The case traces back to 2015, when the couple booked a 3-BHK flat at World Towers in Lower Parel for Rs 12.22 crore, with possession promised within a year. What followed was a series of changes that complicated matters. After deciding to exit the project, they were persuaded to shift to a 4-BHK in another development priced at Rs 8 crore, with delivery scheduled for 2018. However, within months, the price was allegedly increased to Rs 10 crore. After demonetisation reshaped the market, similar flats were reportedly being offered at lower prices, but the couple were not given the benefit.
Despite paying over Rs 2.83 crore, the couple neither received possession nor clarity. Instead, in 2018, the developer unilaterally cancelled the booking, retained part of the amount as earnest money, and argued that the buyers were investors rather than consumers. The commission rejected this claim, observing that casual references to “investment” do not take away consumer rights when the purchase intent is residential.
The bench also held that the developer could not penalise buyers for payment delays while failing to meet its own delivery commitments. It noted the lack of formal documentation for revised terms and termed the prolonged retention of funds without delivering a home as exploitative.

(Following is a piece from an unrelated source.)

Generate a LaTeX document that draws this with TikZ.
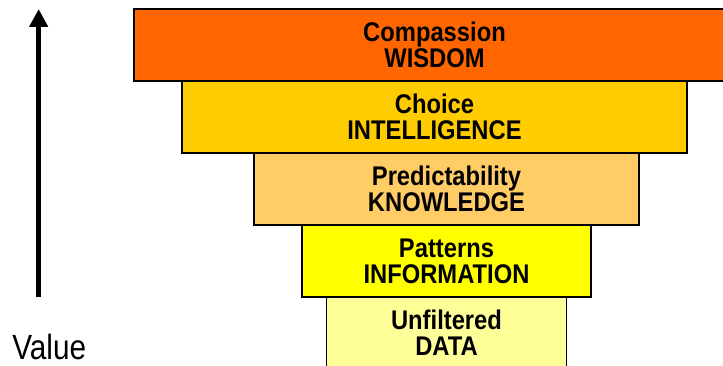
\documentclass[tikz,border=0pt]{standalone}
\usepackage{fontspec}
\usepackage{xcolor}
\usepackage{tikz}
\usetikzlibrary{positioning,arrows.meta}

\newfontfamily\tierfont{Liberation Sans}[FakeStretch=0.88]
\newfontfamily\valfont{Liberation Sans}[FakeStretch=0.85]
\definecolor{wisdomc}{HTML}{FF6600}
\definecolor{intelc}{HTML}{FFCC00}
\definecolor{knowc}{HTML}{FFCC66}
\definecolor{infoc}{HTML}{FFFF00}
\definecolor{datac}{HTML}{FFFF99}

\begin{document}
\begin{tikzpicture}[node distance=54pt,on grid]
        \tikzstyle{tier}=[draw=black,line width=1.2pt,minimum height=54pt,inner sep=0pt,align=center,font=\tierfont\bfseries\fontsize{20.25}{19.5}\selectfont]
        \useasboundingbox (0,0) rectangle (542.25pt,274.5pt);
        \clip (0,0) rectangle (542.25pt,274.5pt);
        \node[tier,fill=wisdomc,minimum width=450.75pt] (Wis) at (325.875pt,240.75pt) {Compassion\\WISDOM};
        \node[tier,fill=intelc,minimum width=378.75pt] (Int) [below=of Wis] {Choice\\INTELLIGENCE};
        \node[tier,fill=knowc,minimum width=288.75pt] (Kno) [below=of Int,xshift=9pt] {Predictability\\KNOWLEDGE};
        \node[tier,fill=infoc,minimum width=216.75pt] (Inf) [below=of Kno] {Patterns\\INFORMATION};
        \node[tier,fill=datac,minimum width=180pt] (Dat) [below=of Inf] {Unfiltered\\DATA};
        \coordinate (Foot) at (29pt,51.75pt);
        \coordinate (Tip) at (29pt,267.75pt);
        \draw[line width=3.75pt,-{Triangle[length=13.5pt,width=13.5pt]}] (Foot) -- (Tip);
        \node[anchor=base west,inner sep=0pt,font=\valfont\fontsize{26.25}{30}\selectfont] (Val) at (9pt,4.5pt) {Value};
    \end{tikzpicture}
\end{document}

As part of its order, the commission directed the developer to refund Rs 2.83 crore paid by the couple, along with interest at 10 per cent per annum, amounting to around Rs 2.12 crore. In addition, Rs 1 lakh has been awarded for mental agony and Rs 50,000 towards litigation costs, taking the total payout to over Rs 5 crore. The developer has been asked to comply within two months.
For now, the ruling serves as a reminder that in real estate, shifting terms and delayed promises can carry a significant cost.